Victoria’s chief health officer Brett Sutton has identified a worrying trend in the state’s growing number of Delta infections.
Professor Sutton said three-quarters of transmission of the virus is happening in people without symptoms, or before they have developed symptoms.
“We know it moves very fast. We know it causes really significant illness,” he said.
“What’s become apparent in recent weeks is that maybe three-quarters of transmission with the Delta variant occurs without symptoms or before you’ve developed symptoms.
“It is really critically important as well to minimise those contact, to not go out if you don’t have to and to absolutely wear a mask and maintain social distancing in all the circumstances that you can.
Victoria’s local COVID cases spiked to 80 on Thursday, prompting fresh alarm from authorities after a recent downward trend. They still say too many Victorians are waiting days to get tested, even after developing symptoms such as a fever.
“You have to assume that you could be infectious, even without symptoms, at any time,” Professor Sutton said.
“The idea that, you’re not in the right suburb, there’s been no cases here, there’s been no significant transmission identified around where I live, or where I work, it might be true today, but it may not be.

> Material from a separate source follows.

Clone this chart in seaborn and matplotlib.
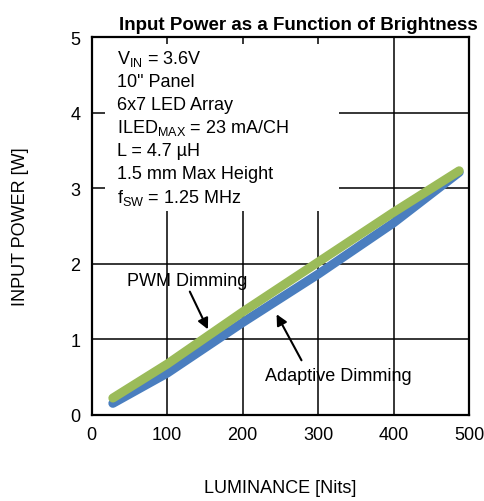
import numpy as np
import pandas as pd
import matplotlib
matplotlib.use("Agg")
import matplotlib.pyplot as plt
import seaborn as sns
from matplotlib.patches import Rectangle

# Data
luminance = [28, 100, 200, 300, 400, 487]
pwm_power = [0.22, 0.67, 1.36, 2.02, 2.68, 3.23]
adaptive_power = [0.15, 0.55, 1.22, 1.86, 2.54, 3.21]
x_ticks = [0, 100, 200, 300, 400, 500]
y_ticks = [0, 1, 2, 3, 4, 5]

sns.set_style("white")
plt.rcParams["font.family"] = ["Liberation Sans", "DejaVu Sans"]
plt.rcParams["mathtext.fontset"] = "custom"
plt.rcParams["mathtext.rm"] = "Liberation Sans"
plt.rcParams["text.color"] = "black"
plt.rcParams["axes.labelcolor"] = "black"

df = pd.DataFrame({
    "Luminance": luminance * 2,
    "Power": adaptive_power + pwm_power,
    "Mode": ["Adaptive Dimming"] * len(luminance) + ["PWM Dimming"] * len(luminance),
})

fig = plt.figure(figsize=(4.84, 5.02), dpi=100)
ax = fig.add_axes([0.1895, 0.172, 0.7795, 0.752])

sns.lineplot(data=df, x="Luminance", y="Power", hue="Mode",
             palette={"Adaptive Dimming": "#4a7ebf", "PWM Dimming": "#9bbb59"},
             linewidth=6.5, ax=ax, legend=False, zorder=3)
for ln in ax.lines:
    ln.set_solid_capstyle("round")
    ln.set_solid_joinstyle("round")

ax.set_xlim(0, 500)
ax.set_ylim(0, 5)
ax.set_xticks(x_ticks)
ax.set_yticks(y_ticks)
ax.tick_params(axis="both", length=0, labelsize=13, pad=8, colors="black")
ax.grid(True, color="black", linewidth=1.1)
ax.set_axisbelow(True)
for s in ax.spines.values():
    s.set_color("black")
    s.set_linewidth(1.6)
    s.set_zorder(5)

ax.set_xlabel("LUMINANCE [Nits]", fontsize=13, labelpad=26)
ax.set_ylabel("INPUT POWER [W]", fontsize=13, labelpad=30)
ax.set_title("Input Power as a Function of Brightness", fontsize=13.5,
             fontweight="bold", pad=6, x=0.547)

# white box behind the conditions text
ax.add_patch(Rectangle((0.036, 0.54), 0.62, 0.442, transform=ax.transAxes,
                       facecolor="white", edgecolor="none", zorder=2))
cond = [r"V$_{\rm IN}$ = 3.6V", "10\" Panel", "6x7 LED Array",
        r"ILED$_{\rm MAX}$ = 23 mA/CH", "L = 4.7 µH", "1.5 mm Max Height",
        r"f$_{\rm SW}$ = 1.25 MHz"]
for i, t in enumerate(cond):
    ax.text(0.068, 0.945 - i * 0.0613, t, transform=ax.transAxes, fontsize=13,
            va="center", ha="left", zorder=4)

ax.text(126, 1.78, "PWM Dimming", fontsize=13, ha="center", va="center", zorder=6)
ax.annotate("", xy=(154, 1.13), xytext=(130, 1.63), zorder=6,
            arrowprops=dict(arrowstyle="-|>", color="black", lw=1.5,
                            mutation_scale=16, shrinkA=0, shrinkB=0))
ax.text(327, 0.52, "Adaptive Dimming", fontsize=13, ha="center", va="center", zorder=6)
ax.annotate("", xy=(245, 1.33), xytext=(278, 0.72), zorder=6,
            arrowprops=dict(arrowstyle="-|>", color="black", lw=1.5,
                            mutation_scale=16, shrinkA=0, shrinkB=0))

fig.savefig("out.png", dpi=100)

“You don’t know until it’s been identified. And this virus has moved silently and with stealth across Melbourne and into regional Victoria.”
Eighteen of the state’s new infections on Thursday are linked to the expanding outbreak in Shepparton, about 180 kilometres north of Melbourne.
None were isolating throughout their infectious period.
It brings the total number of cases in Shepparton to 67. The region has a population of 65,000 and about 17,000 are believed to be self-isolating, bringing the town almost to a halt.
Food distributors, supermarkets and pharmacies are among businesses forced to reduce operating hours due to staff shortages.
On Thursday, Premier Daniel Andrews said Victoria’s deputy emergency management commissioner, as well as other senior departmental officials, would head to Shepparton to coordinate relief.
“It is no different to a bushfire or flood. The emergency management architecture will be in place but it will be in the main very, very simple things – taking food to people’s doorstep, getting scripts filled,” Mr Andrews said.
“The focus is on getting everybody in Shepparton things they need when they need them.”
About 50 ADF personnel are already in the town to support Goulburn Valley Health with testing and door-to-door checks. Mr Andrews said a request for further support would be made.
Of Thursday’s cases in Victoria, 67 were linked to known outbreaks, while the source of 13 infections remained under investigation. Forty-one were infectious in the community.
Mr Andrews said several new cases had experienced COVID-19 symptoms for a week or more before getting tested.
“When you register a symptom, you cannot wait seven or eight days, as regrettably some of the positive cases did wait a long time before going to get tested,” he said.
“[It] meant they were in a community, out there unknowingly infecting other people and often the people they love the most.”
Mr Andrews urged Victorians to abide by stay-at-home orders, as there were “not many more levers” left to rein in rising case numbers.
“The longer people break the rules or make a judgment that the rules don’t apply to them, the longer these rules will be on,” he said.
“The more cases we have, the more cases that will be in hospital. That’s not being alarmist, it’s just being factual.”
There are 600 active COVID-19 cases in Victoria, including 36 people in hospital, with 11 in intensive care and eight on ventilators.
Meanwhile, about 200,000 Victorians booked in to receive a COVID-19 vaccine on Wednesday, after eligibility opened up to those aged between 16 and 39.
On a typical day about 30,000 vaccine bookings are made.